The barracks were in an "H" shape, with an extra leg between the ends of the bottom of the "H". The sides were the squadbays, the middle crossbar the central corridor, and we were on the second deck. The Duty NCO was posted on the first floor, and Bn HQ and the OOD were to the side of our squadbay, with a direct line of sight between it and us, first along in the row of barracks along the regimental street.
But Lt. Newbar was heard downstairs, near the dayroom, nowhere in sight of the outside, and Cpl. Hammerclatter at his side, so the outside was all clear. With lightning rapidity and co-ordination the full equal of a team of recon Marines, all seven of us opened the fire escape, sliding the sash window up with but a metallic swish, without awakening a single sleeping NCO nearby, and we all clambered out and down the ladder. In less time than it takes to describe, and again, without a single word of conspiration, we all bombshelled in seven different vectors at a fast walk. (When in trouble, never run in the open; the human eye is especially attuned to pick out movement above all other things. Doubly so for OODs seeing seven Marines climb out the second floor window of the barracks at 0730 on a Saturday morning.)
I made my way to the back road, followed it three armories up the street, and cut over to get the last few minutes of morning chow (breakfast for civilians) at the regimental mess hall. Green eggs and ham ain't pretty, but you can't beat the price. After breakfast, I traced a quiet morning walk in the woods, enjoying nature on a quiet day on post, before emerging two regimental areas away, then making my way to the just-opening main PX on base. I proceeded to kill several hours there, and then had a fine luncheon at the newly-opened actual Burger King on base, before deciding it was time to return to home sweet home.
Upon my return, I noted Second Platoon's Pfc.

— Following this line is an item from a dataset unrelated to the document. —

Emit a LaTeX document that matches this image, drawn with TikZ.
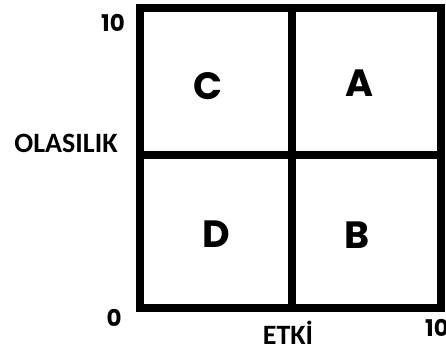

Smuckatelli in cammies and duty belt, sitting in the DNCO chair, staring at the TV, with a sad and pissed off look on his face after being shanghaied into duty on a day he didn't have it, because some derfball was absent without leave from that post. Derfball would pay on Monday morning when the first sergeant got ahold of his stacking swivels, but that wasn't helping out Smuckatelli's Saturday plans, or his mood, not any little bit. Several of my stealthy fellows were enjoying a football game on the lounge TV in their civvies, and with big grins and knowing nods about Smuckatelli's fate.
And the seven survivors, including me, enjoyed a perfect and blissful fall weekend at our own discretion. Needless to say, every man-jack of us made sure the scheduled Sunday Asst. DNCO knew he had the duty on Saturday night, and was ready to go before we retired to our bunks. Those guys, like me, would have found SERE training rather repetitious after a few weekends like that.
An enlisted man could always feel the love in the Marine Corps, especially in 10th Marines. But if he kept his eyes open and his wits about him, he didn't feel that love trying to slither up his tailpipe and screw him with his pants on quite as often.